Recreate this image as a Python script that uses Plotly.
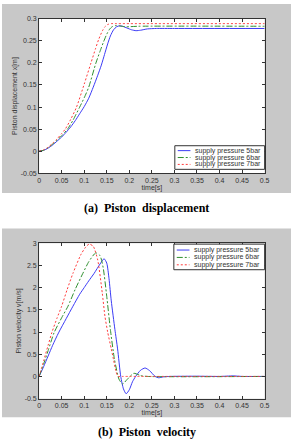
import plotly.graph_objects as go

# ---------------- data ----------------
series_names = ["supply pressure 5bar", "supply pressure 6bar", "supply pressure 7bar"]

# displacement [m]
t_disp_5 = [0, 0.01, 0.02, 0.03, 0.04, 0.05, 0.06, 0.07, 0.08, 0.09, 0.1, 0.11, 0.12, 0.13, 0.138,
            0.145, 0.152, 0.158, 0.165, 0.172, 0.178, 0.185, 0.195, 0.205, 0.215, 0.225, 0.24, 0.26, 0.3, 0.5]
disp_5 = [0, 0.002, 0.007, 0.014, 0.023, 0.032, 0.043, 0.055, 0.069, 0.085, 0.101, 0.12, 0.145, 0.172, 0.195,
          0.219, 0.243, 0.261, 0.275, 0.282, 0.284, 0.283, 0.279, 0.275, 0.273, 0.274, 0.277, 0.278, 0.278, 0.278]

t_disp_6 = [0, 0.01, 0.02, 0.03, 0.04, 0.05, 0.063, 0.075, 0.09, 0.1, 0.11, 0.126, 0.135, 0.143, 0.15,
            0.156, 0.162, 0.17, 0.18, 0.19, 0.2, 0.22, 0.5]
disp_6 = [0, 0.002, 0.008, 0.016, 0.025, 0.035, 0.05, 0.07, 0.1, 0.121, 0.145, 0.2, 0.226, 0.248, 0.265,
          0.276, 0.282, 0.2845, 0.2835, 0.282, 0.282, 0.283, 0.283]

t_disp_7 = [0, 0.01, 0.02, 0.03, 0.04, 0.05, 0.058, 0.07, 0.083, 0.1, 0.115, 0.125, 0.132, 0.14, 0.146,
            0.152, 0.16, 0.17, 0.5]
disp_7 = [0, 0.003, 0.009, 0.018, 0.028, 0.04, 0.05, 0.072, 0.1, 0.152, 0.2, 0.232, 0.253, 0.272, 0.282,
          0.287, 0.289, 0.289, 0.289]

# velocity [m/s]
t_vel_5 = [0, 0.01, 0.02, 0.03, 0.043, 0.06, 0.075, 0.09, 0.1, 0.11, 0.122, 0.135, 0.144, 0.15, 0.155,
           0.16, 0.168, 0.174, 0.181, 0.187, 0.193, 0.2, 0.207, 0.214, 0.225, 0.235, 0.245, 0.257, 0.265,
           0.275, 0.29, 0.35, 0.4, 0.43, 0.45, 0.5]
vel_5 = [0, 0.22, 0.46, 0.7, 0.98, 1.3, 1.58, 1.85, 2.0, 2.15, 2.32, 2.53, 2.65, 2.55, 2.2,
         1.7, 1.06, 0.62, 0.0, -0.28, -0.39, -0.3, -0.12, 0.0, 0.14, 0.19, 0.13, 0.0, -0.03,
         -0.01, 0.0, 0.005, 0.0, 0.012, 0.0, 0.0]

t_vel_6 = [0, 0.01, 0.02, 0.033, 0.05, 0.064, 0.08, 0.097, 0.11, 0.1255, 0.135, 0.142, 0.15, 0.158,
           0.167, 0.177, 0.185, 0.195, 0.21, 0.225, 0.24, 0.5]
vel_6 = [0, 0.28, 0.58, 0.98, 1.32, 1.58, 1.96, 2.32, 2.58, 2.78, 2.72, 2.45, 1.8, 1.06,
         0.39, -0.06, -0.17, -0.07, 0.07, 0.02, 0.0, 0.0]

t_vel_7 = [0, 0.01, 0.02, 0.028, 0.04, 0.05, 0.062, 0.075, 0.093, 0.104, 0.111, 0.12, 0.13, 0.14,
           0.146, 0.152, 0.16, 0.165, 0.17, 0.175, 0.185, 0.5]
vel_7 = [0, 0.35, 0.7, 0.98, 1.32, 1.58, 1.95, 2.32, 2.75, 2.92, 2.98, 2.93, 2.62, 1.88,
         1.35, 1.0, 0.62, 0.38, 0.13, 0.0, 0.0, 0.0]

x_ticks = [0, 0.05, 0.1, 0.15, 0.2, 0.25, 0.3, 0.35, 0.4, 0.45, 0.5]
x_tick_text = ["0", "0.05", "0.1", "0.15", "0.2", "0.25", "0.3", "0.35", "0.4", "0.45", "0.5"]
y1_ticks = [-0.05, 0, 0.05, 0.1, 0.15, 0.2, 0.25, 0.3]
y1_tick_text = ["-0.05", "0", "0.05", "0.1", "0.15", "0.2", "0.25", "0.3"]
y2_ticks = [-0.5, 0, 0.5, 1, 1.5, 2, 2.5, 3]
y2_tick_text = ["-0.5", "0", "0.5", "1", "1.5", "2", "2.5", "3"]

captions = ["(a)\u00a0 Piston\u00a0 displacement", "(b)\u00a0 Piston\u00a0 velocity"]

# ---------------- style ----------------
W, H = 296, 442
colors = ["#3c3cf5", "#2f8f2f", "#ff3b3b"]
dashes = ["solid", "6px,2px,2px,2px", "2px,2px"]
GRAY = "#c8c8c8"
FONT = "Liberation Sans, Arial, sans-serif"


def px(x):
    return x / W


def py(y):
    return 1 - y / H


fig = go.Figure()

disp_data = [(t_disp_5, disp_5), (t_disp_6, disp_6), (t_disp_7, disp_7)]
vel_data = [(t_vel_5, vel_5), (t_vel_6, vel_6), (t_vel_7, vel_7)]

for i, (t, v) in enumerate(disp_data):
    fig.add_trace(go.Scatter(x=t, y=v, mode="lines", name=series_names[i], showlegend=False,
                             line=dict(color=colors[i], width=1, dash=dashes[i], shape="spline", smoothing=0.6),
                             xaxis="x", yaxis="y"))
for i, (t, v) in enumerate(vel_data):
    fig.add_trace(go.Scatter(x=t, y=v, mode="lines", name=series_names[i], showlegend=False,
                             line=dict(color=colors[i], width=1, dash=dashes[i], shape="spline", smoothing=0.6),
                             xaxis="x2", yaxis="y2"))

# plot areas (px)
top_area = (38, 15, 269, 172)
bot_area = (38, 243, 269, 401)

axis_common = dict(ticks="inside", ticklen=3, tickwidth=1, tickcolor="#333", showline=True,
                   linecolor="#333", linewidth=1, mirror="allticks", showgrid=False, zeroline=False,
                   tickfont=dict(family=FONT, size=7, color="#333"))

fig.update_layout(
    width=W, height=H, margin=dict(l=0, r=0, t=0, b=0),
    paper_bgcolor="white", plot_bgcolor="white", showlegend=False,
    xaxis=dict(domain=[px(top_area[0]), px(top_area[2])], range=[0, 0.5], anchor="y",
               tickvals=x_ticks, ticktext=x_tick_text,
               title=dict(text="time[s]", font=dict(family=FONT, size=7, color="#333"), standoff=1),
               **axis_common),
    yaxis=dict(domain=[py(top_area[3]), py(top_area[1])], range=[-0.05, 0.3], anchor="x",
               tickvals=y1_ticks, ticktext=y1_tick_text,
               title=dict(text="Piston displacement x[m]", font=dict(family=FONT, size=7, color="#333"), standoff=2),
               **axis_common),
    xaxis2=dict(domain=[px(bot_area[0]), px(bot_area[2])], range=[0, 0.5], anchor="y2",
                tickvals=x_ticks, ticktext=x_tick_text,
                title=dict(text="time[s]", font=dict(family=FONT, size=7, color="#333"), standoff=1),
                **axis_common),
    yaxis2=dict(domain=[py(bot_area[3]), py(bot_area[1])], range=[-0.5, 3], anchor="x2",
                tickvals=y2_ticks, ticktext=y2_tick_text,
                title=dict(text="Piston velocity v[m/s]", font=dict(family=FONT, size=7, color="#333"), standoff=2),
                **axis_common),
)

shapes = []
# gray figure backgrounds
for (y0, y1) in [(0, 192), (228, 420)]:
    shapes.append(dict(type="rect", xref="paper", yref="paper", x0=0, x1=1, y0=py(y1), y1=py(y0),
                       fillcolor=GRAY, line=dict(width=0), layer="below"))
# white plot areas
for a in [top_area, bot_area]:
    shapes.append(dict(type="rect", xref="paper", yref="paper", x0=px(a[0]), x1=px(a[2]), y0=py(a[3]), y1=py(a[1]),
                       fillcolor="white", line=dict(width=0), layer="below"))

annotations = []
# legends (box, sample lines, labels)
legend_boxes = [((177, 144, 269, 168), [149, 156, 163]), ((176, 244, 269, 270), [250, 257.5, 265])]
for (box, rows) in legend_boxes:
    shapes.append(dict(type="rect", xref="paper", yref="paper", x0=px(box[0]), x1=px(box[2]),
                       y0=py(box[3]), y1=py(box[1]), fillcolor="white", line=dict(color="#333", width=1),
                       layer="above"))
    for i, ry in enumerate(rows):
        shapes.append(dict(type="line", xref="paper", yref="paper", x0=px(box[0] + 3), x1=px(box[0] + 16),
                           y0=py(ry), y1=py(ry), line=dict(color=colors[i], width=1, dash=dashes[i]),
                           layer="above"))
        annotations.append(dict(xref="paper", yref="paper", x=px(box[0] + 19), y=py(ry), text=series_names[i],
                                showarrow=False, xanchor="left", yanchor="middle",
                                font=dict(family=FONT, size=7, color="#333")))

# captions
for cap, cy in zip(captions, [207, 435]):
    annotations.append(dict(xref="paper", yref="paper", x=0.5, y=py(cy), text="<b>" + cap + "</b>",
                            showarrow=False, xanchor="center", yanchor="middle",
                            font=dict(family="Liberation Serif, Times New Roman, serif", size=12, color="black")))

fig.update_layout(shapes=shapes, annotations=annotations)

fig.write_html("out.html")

━━━━━━━━━━

— Task to carry out —
Pictures are excluded: retype only the lines from the beginning of the listing above through the line with "0.276, 0.282, 0.2845, 0.2835, 0.282, 0.282, 0.283, 0.283]", both included.

— Exercise answer —
Recreate this image as a Python script that uses Plotly.
import plotly.graph_objects as go

# ---------------- data ----------------
series_names = ["supply pressure 5bar", "supply pressure 6bar", "supply pressure 7bar"]

# displacement [m]
t_disp_5 = [0, 0.01, 0.02, 0.03, 0.04, 0.05, 0.06, 0.07, 0.08, 0.09, 0.1, 0.11, 0.12, 0.13, 0.138,
            0.145, 0.152, 0.158, 0.165, 0.172, 0.178, 0.185, 0.195, 0.205, 0.215, 0.225, 0.24, 0.26, 0.3, 0.5]
disp_5 = [0, 0.002, 0.007, 0.014, 0.023, 0.032, 0.043, 0.055, 0.069, 0.085, 0.101, 0.12, 0.145, 0.172, 0.195,
          0.219, 0.243, 0.261, 0.275, 0.282, 0.284, 0.283, 0.279, 0.275, 0.273, 0.274, 0.277, 0.278, 0.278, 0.278]

t_disp_6 = [0, 0.01, 0.02, 0.03, 0.04, 0.05, 0.063, 0.075, 0.09, 0.1, 0.11, 0.126, 0.135, 0.143, 0.15,
            0.156, 0.162, 0.17, 0.18, 0.19, 0.2, 0.22, 0.5]
disp_6 = [0, 0.002, 0.008, 0.016, 0.025, 0.035, 0.05, 0.07, 0.1, 0.121, 0.145, 0.2, 0.226, 0.248, 0.265,
          0.276, 0.282, 0.2845, 0.2835, 0.282, 0.282, 0.283, 0.283]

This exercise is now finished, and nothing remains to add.